Most adoptees grow up with some facts concerning their backgrounds depending on the knowledge acquired by the adoptive parents and their willingness to share it. But the reality of having come into the world as other babies do is sometimes lost amidst the story of the "chosen child." The child dwells not only on the experience of how he came to become a part of the adoptive family.

Adoptees often feel as if they fell out of the sky one day. Remember the story of Superman? He arrived as a baby in a rocket from a faraway planet. A kind-hearted, childless couple found the baby, took him home and adopted him and gave him a new name, Clark Kent. After discovering the baby's unique abilities and differences from other human beings, they decided to keep his true identity a secret for his protection. The Superman saga continues, telling the story of his need and quest to rediscover his beginnings and to find others like himself. Once having secured the knowledge that he needed to be complete, he was able to re-enter his adopted environment stronger and better suited to reach his potential.
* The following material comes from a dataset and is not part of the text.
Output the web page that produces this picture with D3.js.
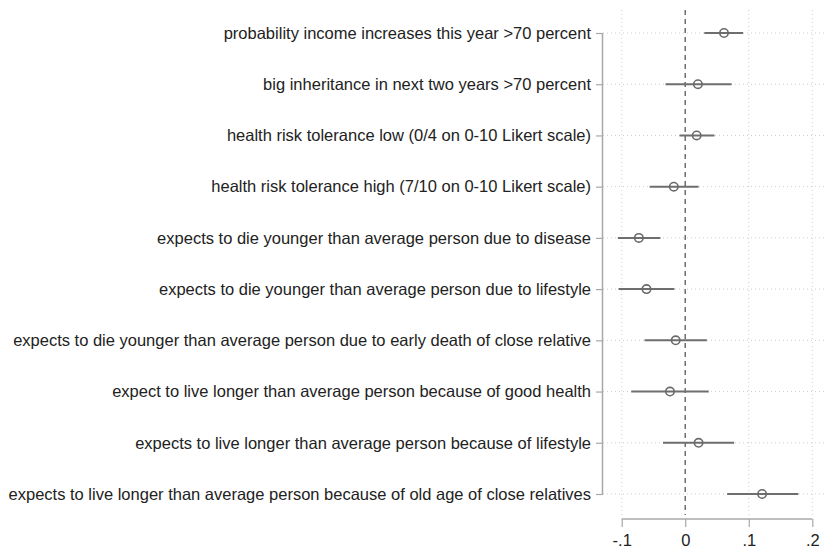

Searching for our beginnings is a search for reality, not a search to replace our adopted heritage. In a way, adoptees have a chance to experience something not available to children born and reared in the same families; they have the opportunity to extend their family perimeters. They do not trade in old realities for newly discovered facts, but rather add to them to strengthen their personalities and become more than when they began their quest to regain that which was theirs by birth.

Being adopted is being different. But our challenge is learning to make the difference work for us. Needing answers, we search until we find them and the people and solutions which enable us to integrate our adoption experience. Being adopted is having the chance to reach above and beyond.